Courage (Nigeriano, 39 años)
«El problema no es Europa, es la situación de África»

Courage vino hace una década en avión desde Benin City, Nigeria, porque no veía allí un porvenir muy halagüeño. Uno de sus primos ya estaba en Madrid y trabajaba en una empresa importando motores; por eso conseguió un visado que hace mucho que caducó. Con un montón de sueños en la maleta y dejando una hija en África, llegó a Barajas en 2008, «justo cuando empezaba la crisis». A veces trabaja en carga y descarga pero a duras penas llega a los 420 euros que paga de alquiler en Parla y por eso va, cada mañana, a las puertas de un super de Alcorcón. Courage entiende la «felicidad» de los inmigrantes del «Aquarius» y les desea «suerte» porque «les queda mucho por sufrir». Cree que el «problema no es Europa, es África». «Allí, todo lo hace está corrupto: el Gobierno, la Policía…». Eso sí, reprocha que los «bancos suizos permitan a los dirigentes africanos acumular fortunas».

Madegene Demba (Senegalés, 28 años)
«Ellos todavía no saben todo lo que les espera aquí»

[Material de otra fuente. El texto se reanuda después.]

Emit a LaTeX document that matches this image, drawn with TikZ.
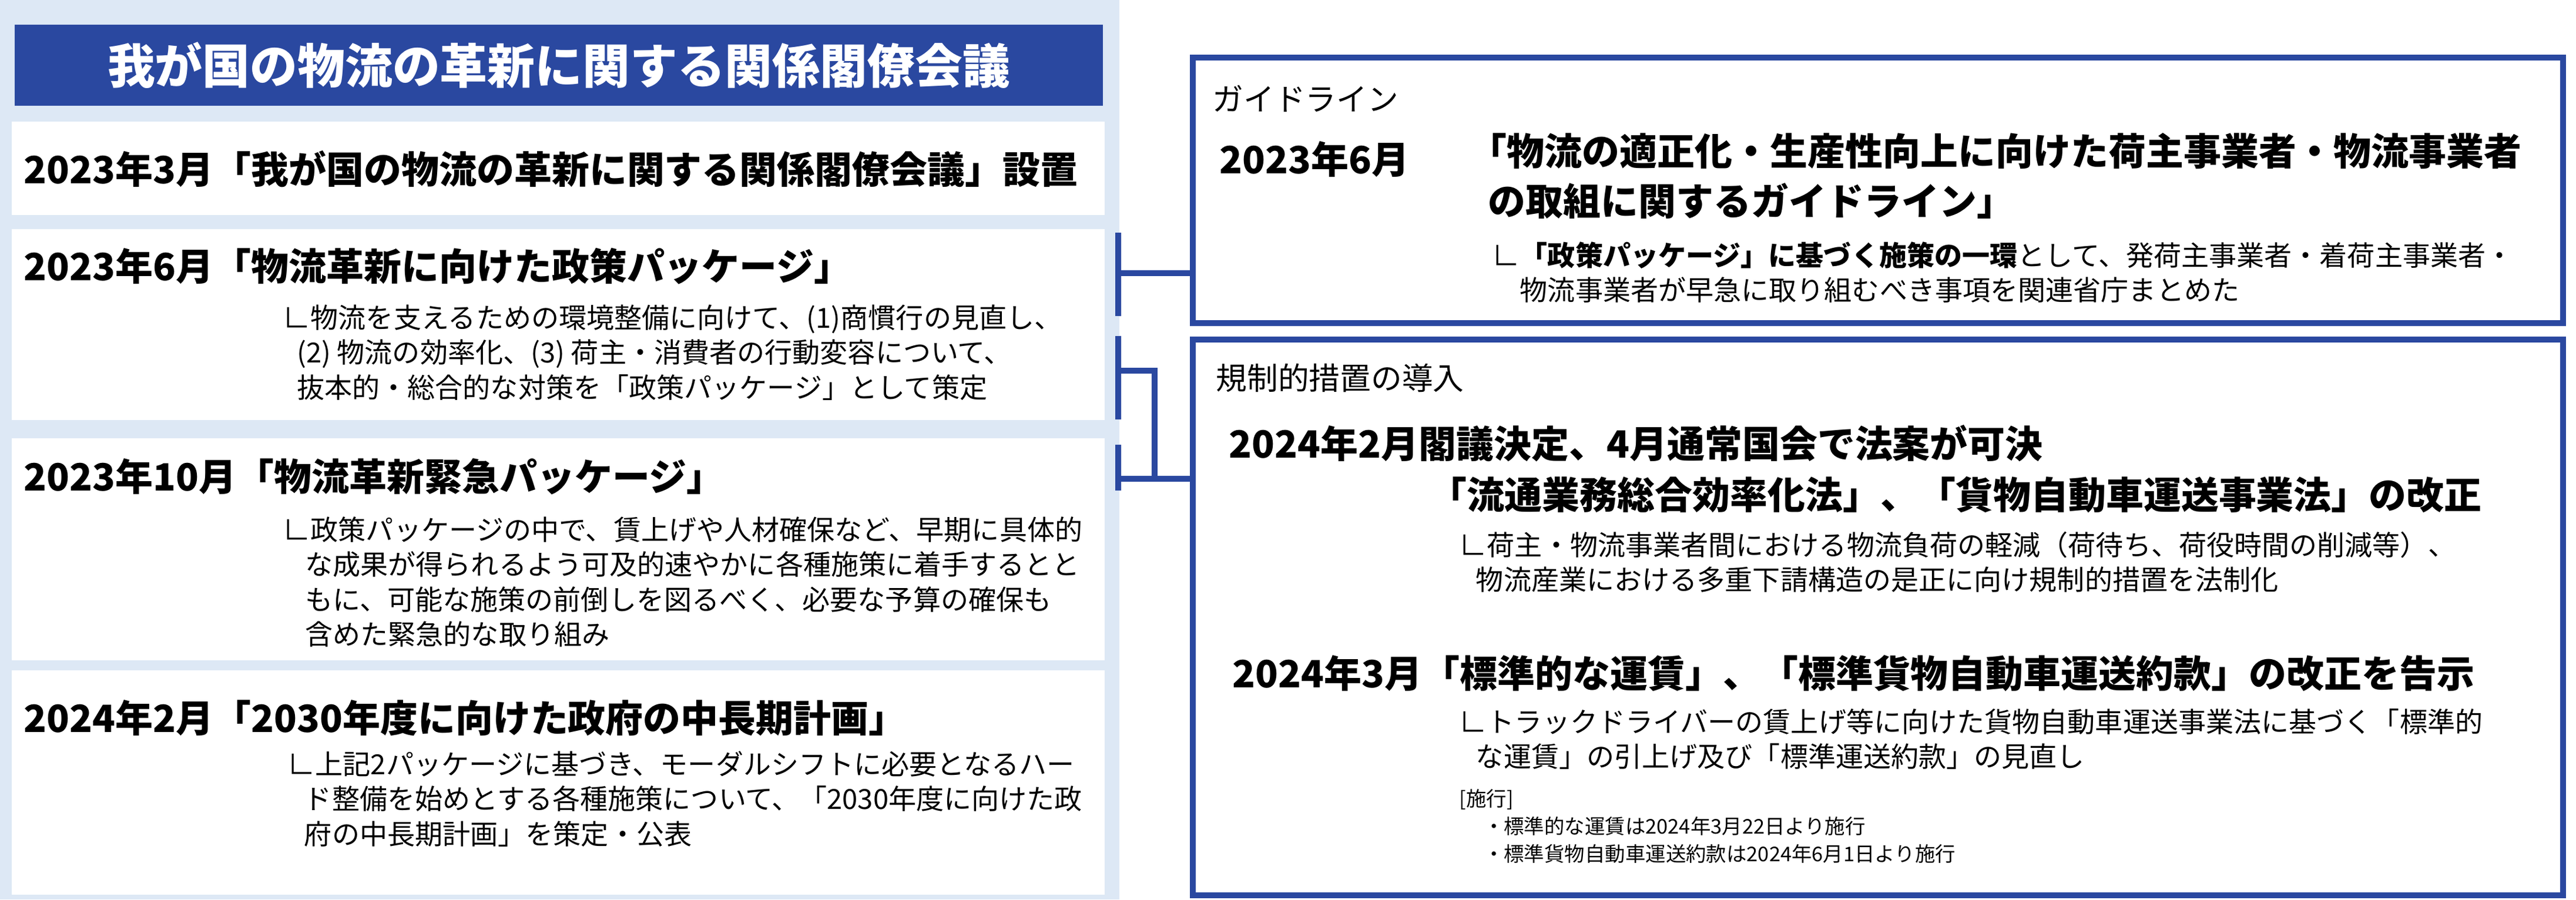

«Cada uno tiene su suerte», dice Madegene con una amplia sonrisa. Él ha tenido bastante, en comparación con otros compatriotas. Vino en 2009 en avión porque su padre se había casado aquí con una española. De Cantabria, donde vive su progenitor, se fue a Sevilla, donde un primo suyo le convenció para hacer venta ambulante. «Me puse en la plaza Nervión a vender gafas y calzoncillos pero no quiero esa vida, siempre corriendo de la Policía», dice. Después probó suerte en Barcelona, Ibiza y, finalmente, hace apenas dos meses que llegó a Madrid. «Me hablaron de Lavapiés, pero aquí somos muchos en la misma situación». No es tan pesimista como otros con respecto al porvenir de los 629 del «Aquarius» cuando pisen, al fin, tierras levantinas. «Cada uno tiene su destino, quién sabe, pero lo que es seguro es que no saben lo que les espera. Sus problemas no han acabado aquí».